### JOB:
Repeat each entry word for word. Leave any images out of the copy.

[Source code of charts]

↓↓↓

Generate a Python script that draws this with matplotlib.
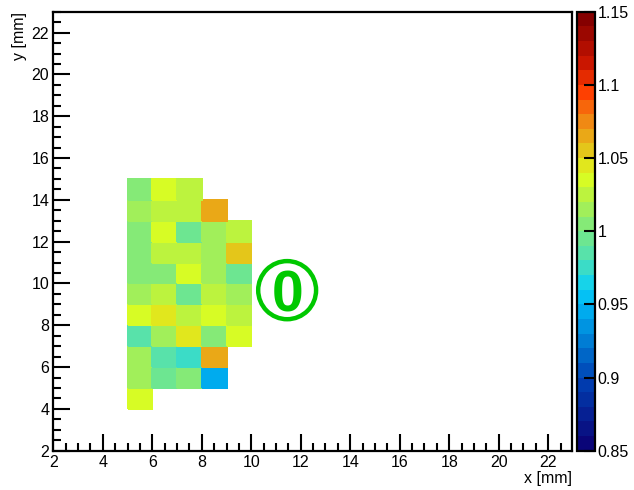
import numpy as np
import matplotlib
matplotlib.use("Agg")
import matplotlib.pyplot as plt
from matplotlib.colors import LinearSegmentedColormap, BoundaryNorm
from matplotlib.patches import Ellipse
from matplotlib.ticker import MultipleLocator

plt.rcParams['font.family'] = ['Liberation Sans', 'DejaVu Sans']

# pixel bins (1 mm), lower edges
x_edges = [5, 6, 7, 8, 9, 10]
y_edges = [4, 5, 6, 7, 8, 9, 10, 11, 12, 13, 14, 15]

# relative response per pixel, rows from y=4 up to y=14, nan = no entry
gain = [
    [1.035, np.nan, np.nan, np.nan, np.nan],
    [1.015, 0.995, 1.005, 0.945, np.nan],
    [1.015, 0.985, 0.975, 1.065, np.nan],
    [0.985, 1.015, 1.045, 1.005, 1.035],
    [1.035, 1.045, 1.025, 1.035, 1.025],
    [1.015, 1.025, 0.995, 1.025, 1.015],
    [1.005, 1.005, 1.035, 1.015, 0.995],
    [1.005, 1.025, 1.025, 1.015, 1.055],
    [1.005, 1.035, 0.995, 1.015, 1.025],
    [1.015, 1.025, 1.025, 1.065, np.nan],
    [1.005, 1.035, 1.025, np.nan, np.nan],
]

z_min, z_max, n_levels = 0.85, 1.15, 30
cbar_ticks = [0.85, 0.9, 0.95, 1.0, 1.05, 1.1, 1.15]

# rainbow palette, dark blue -> cyan -> green -> yellow -> dark red
anchors = [
    (0.00, (0.04, 0.02, 0.47)),
    (0.15, (0.00, 0.25, 0.70)),
    (0.33, (0.00, 0.72, 0.96)),
    (0.37, (0.05, 0.82, 0.95)),
    (0.43, (0.30, 0.88, 0.72)),
    (0.50, (0.47, 0.91, 0.52)),
    (0.60, (0.78, 0.96, 0.20)),
    (0.63, (0.87, 1.00, 0.12)),
    (0.70, (0.90, 0.74, 0.10)),
    (0.77, (0.95, 0.50, 0.07)),
    (0.83, (1.00, 0.24, 0.00)),
    (0.90, (0.78, 0.08, 0.00)),
    (1.00, (0.52, 0.00, 0.00)),
]
cmap = LinearSegmentedColormap.from_list('rainbow55', anchors, N=n_levels)
norm = BoundaryNorm(np.linspace(z_min, z_max, n_levels + 1), n_levels)

fig = plt.figure(figsize=(6.34, 4.90), dpi=100)
ax = fig.add_axes([0.0841, 0.0802, 0.8176, 0.8959])

z = np.ma.masked_invalid(np.array(gain))
mesh = ax.pcolormesh(x_edges, y_edges, z, cmap=cmap, norm=norm,
                     edgecolors='face', linewidth=0.3)

ax.set_xlim(2, 22.95)
ax.set_ylim(2, 23)
ax.xaxis.set_major_locator(MultipleLocator(2))
ax.xaxis.set_minor_locator(MultipleLocator(0.5))
ax.yaxis.set_major_locator(MultipleLocator(2))
ax.yaxis.set_minor_locator(MultipleLocator(0.5))
ax.tick_params(which='both', direction='in', top=False, right=False,
               labelsize=11.5, width=1.5, colors='black')
ax.tick_params(which='major', length=12, pad=3)
ax.tick_params(which='minor', length=6)
for s in ax.spines.values():
    s.set_linewidth(1.6)

ax.set_xlabel('x [mm]', fontsize=11.5, loc='right', labelpad=1)
ax.set_ylabel('y [mm]', fontsize=11.5, loc='top', labelpad=3)

# circled station number
green = '#00c800'
cx, cy = 11.45, 9.68
ax.add_patch(Ellipse((cx, cy), 2.34, 2.78, fill=False, ec=green, lw=3.2))
ax.text(cx, cy, '0', color=green, fontsize=41, fontweight='bold',
        ha='center', va='center_baseline')

cax = fig.add_axes([0.9096, 0.0802, 0.0289, 0.8959])
cb = fig.colorbar(mesh, cax=cax, ticks=cbar_ticks, spacing='proportional')
cb.ax.set_yticklabels(['%g' % t for t in cbar_ticks])
cb.ax.tick_params(direction='in', length=8, width=1.5, labelsize=11.5, pad=2)
cb.ax.minorticks_off()
cb.outline.set_linewidth(1.6)

fig.savefig('out.png', dpi=100)
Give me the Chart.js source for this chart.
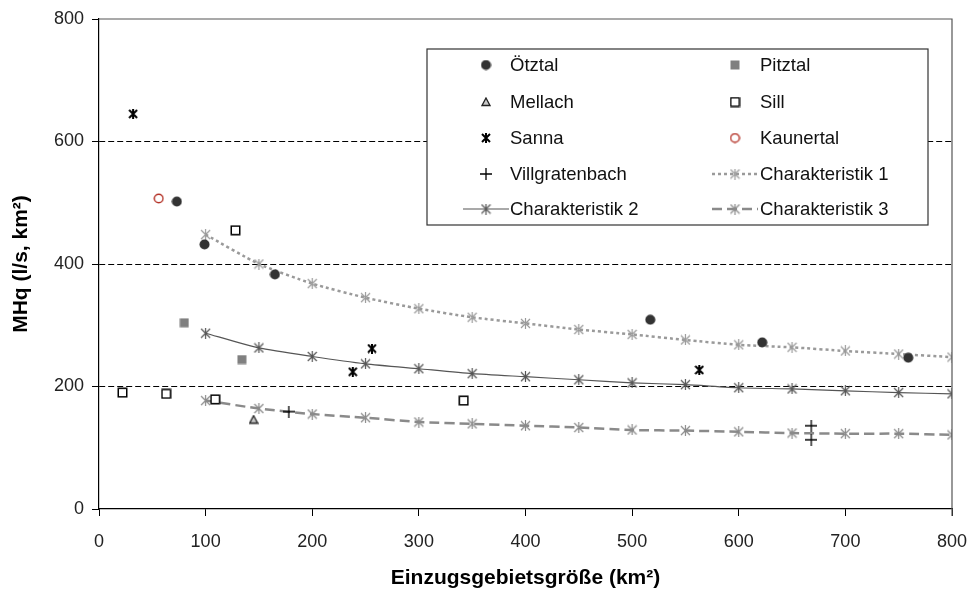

↑↑↑

### RESPONSE TO THIS TASK:
Generate a Python script that draws this with matplotlib.
import numpy as np
import matplotlib
matplotlib.use("Agg")
import matplotlib.pyplot as plt
from matplotlib.colors import LinearSegmentedColormap, BoundaryNorm
from matplotlib.patches import Ellipse
from matplotlib.ticker import MultipleLocator

plt.rcParams['font.family'] = ['Liberation Sans', 'DejaVu Sans']

# pixel bins (1 mm), lower edges
x_edges = [5, 6, 7, 8, 9, 10]
y_edges = [4, 5, 6, 7, 8, 9, 10, 11, 12, 13, 14, 15]

# relative response per pixel, rows from y=4 up to y=14, nan = no entry
gain = [
    [1.035, np.nan, np.nan, np.nan, np.nan],
    [1.015, 0.995, 1.005, 0.945, np.nan],
    [1.015, 0.985, 0.975, 1.065, np.nan],
    [0.985, 1.015, 1.045, 1.005, 1.035],
    [1.035, 1.045, 1.025, 1.035, 1.025],
    [1.015, 1.025, 0.995, 1.025, 1.015],
    [1.005, 1.005, 1.035, 1.015, 0.995],
    [1.005, 1.025, 1.025, 1.015, 1.055],
    [1.005, 1.035, 0.995, 1.015, 1.025],
    [1.015, 1.025, 1.025, 1.065, np.nan],
    [1.005, 1.035, 1.025, np.nan, np.nan],
]

z_min, z_max, n_levels = 0.85, 1.15, 30
cbar_ticks = [0.85, 0.9, 0.95, 1.0, 1.05, 1.1, 1.15]

# rainbow palette, dark blue -> cyan -> green -> yellow -> dark red
anchors = [
    (0.00, (0.04, 0.02, 0.47)),
    (0.15, (0.00, 0.25, 0.70)),
    (0.33, (0.00, 0.72, 0.96)),
    (0.37, (0.05, 0.82, 0.95)),
    (0.43, (0.30, 0.88, 0.72)),
    (0.50, (0.47, 0.91, 0.52)),
    (0.60, (0.78, 0.96, 0.20)),
    (0.63, (0.87, 1.00, 0.12)),
    (0.70, (0.90, 0.74, 0.10)),
    (0.77, (0.95, 0.50, 0.07)),
    (0.83, (1.00, 0.24, 0.00)),
    (0.90, (0.78, 0.08, 0.00)),
    (1.00, (0.52, 0.00, 0.00)),
]
cmap = LinearSegmentedColormap.from_list('rainbow55', anchors, N=n_levels)
norm = BoundaryNorm(np.linspace(z_min, z_max, n_levels + 1), n_levels)

fig = plt.figure(figsize=(6.34, 4.90), dpi=100)
ax = fig.add_axes([0.0841, 0.0802, 0.8176, 0.8959])

z = np.ma.masked_invalid(np.array(gain))
mesh = ax.pcolormesh(x_edges, y_edges, z, cmap=cmap, norm=norm,
                     edgecolors='face', linewidth=0.3)

ax.set_xlim(2, 22.95)
ax.set_ylim(2, 23)
ax.xaxis.set_major_locator(MultipleLocator(2))
ax.xaxis.set_minor_locator(MultipleLocator(0.5))
ax.yaxis.set_major_locator(MultipleLocator(2))
ax.yaxis.set_minor_locator(MultipleLocator(0.5))
ax.tick_params(which='both', direction='in', top=False, right=False,
               labelsize=11.5, width=1.5, colors='black')
ax.tick_params(which='major', length=12, pad=3)
ax.tick_params(which='minor', length=6)
for s in ax.spines.values():
    s.set_linewidth(1.6)

ax.set_xlabel('x [mm]', fontsize=11.5, loc='right', labelpad=1)
ax.set_ylabel('y [mm]', fontsize=11.5, loc='top', labelpad=3)

# circled station number
green = '#00c800'
cx, cy = 11.45, 9.68
ax.add_patch(Ellipse((cx, cy), 2.34, 2.78, fill=False, ec=green, lw=3.2))
ax.text(cx, cy, '0', color=green, fontsize=41, fontweight='bold',
        ha='center', va='center_baseline')

cax = fig.add_axes([0.9096, 0.0802, 0.0289, 0.8959])
cb = fig.colorbar(mesh, cax=cax, ticks=cbar_ticks, spacing='proportional')
cb.ax.set_yticklabels(['%g' % t for t in cbar_ticks])
cb.ax.tick_params(direction='in', length=8, width=1.5, labelsize=11.5, pad=2)
cb.ax.minorticks_off()
cb.outline.set_linewidth(1.6)

fig.savefig('out.png', dpi=100)
Give me the Chart.js source for this chart.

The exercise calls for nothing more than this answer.